People take out verses in the Bibles that are sold and now this. These are working overtime for a one world religion. Would love to know what they tried to change.


Saudi authorities said they had foiled an attempt to distribute around 70,000 fake copies of the Quran during the season of Hajj, which kicks off Tuesday.


http://english.alarabiya.net/en/vari...n-copies-.html

----------


## nonsqtr

"Fake" Qurans, lol - is that kind of like a Gideon's Bible or something?  :Wink:

----------


## Roadmaster

> "Fake" Qurans, lol - is that kind of like a Gideon's Bible or something?


 People have been putting out fake Bibles. 16 verses totally wiped out in the NT, deliberately and key verses. Changing some in the OT too. Some even say new world order and summit to the government. They disguise it as "more easy to read and understand". They are used to try and get Christians not to understand who Jesus is.

----------

Old Ridge Runner (09-22-2015)

----------


## sooda

> People take out verses in the Bibles that are sold and now this. These are working overtime for a one world religion. Would love to know what they tried to change.
> 
> 
> Saudi authorities said they had foiled an attempt to distribute around 70,000 fake copies of the Quran during the season of Hajj, which kicks off Tuesday.
> 
> 
> http://english.alarabiya.net/en/vari...n-copies-.html


LOLOL.. There's nothing new under the sun.

----------


## Roadmaster

It's just not that, when Christians use those Bibles, it makes them look stupid when talking to other faiths and non about Jesus. Jesus never contradicted Himself. It's those stumbling blocks He talks about. Throw those Bibles out. Use the KJV only without scofields references.

----------

Old Ridge Runner (09-22-2015)

----------


## Sled Dog

Perhaps they excised the parts about the baby-raping profit's rape of his nine year-old "wife"?

----------


## sooda

> Perhaps they excised the parts about the baby-raping profit's rape of his nine year-old "wife"?

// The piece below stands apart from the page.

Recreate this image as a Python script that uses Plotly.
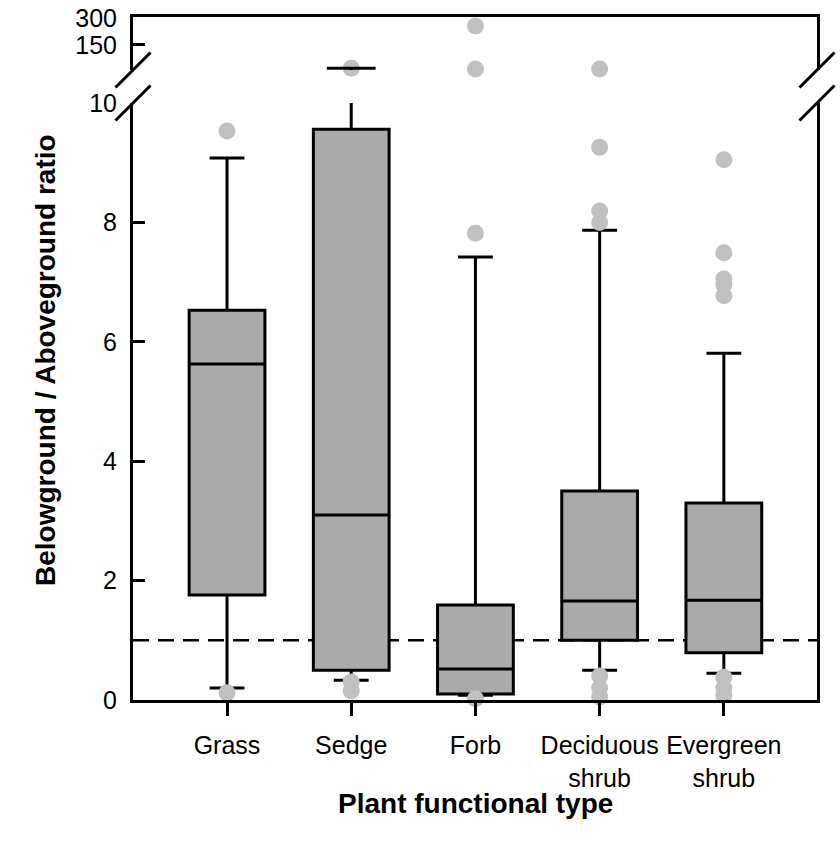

Prophet is not spelled "profit" and Aisha was born before the Call so she was between 17-19 and had been engaged previously to a non Muslim.

----------


## GreenEyedLady

Aisha was still playing with dolls and on a swing when the pedophile took her from her mother.

----------


## Fast Eddy

What version of the Coo-ran makes no difference to me, they both burn about the same.

----------



----------


## Northern Rivers

> Prophet is not spelled "profit" and Aisha was born before the Call so she was between 17-19 and had been engaged previously to a non Muslim.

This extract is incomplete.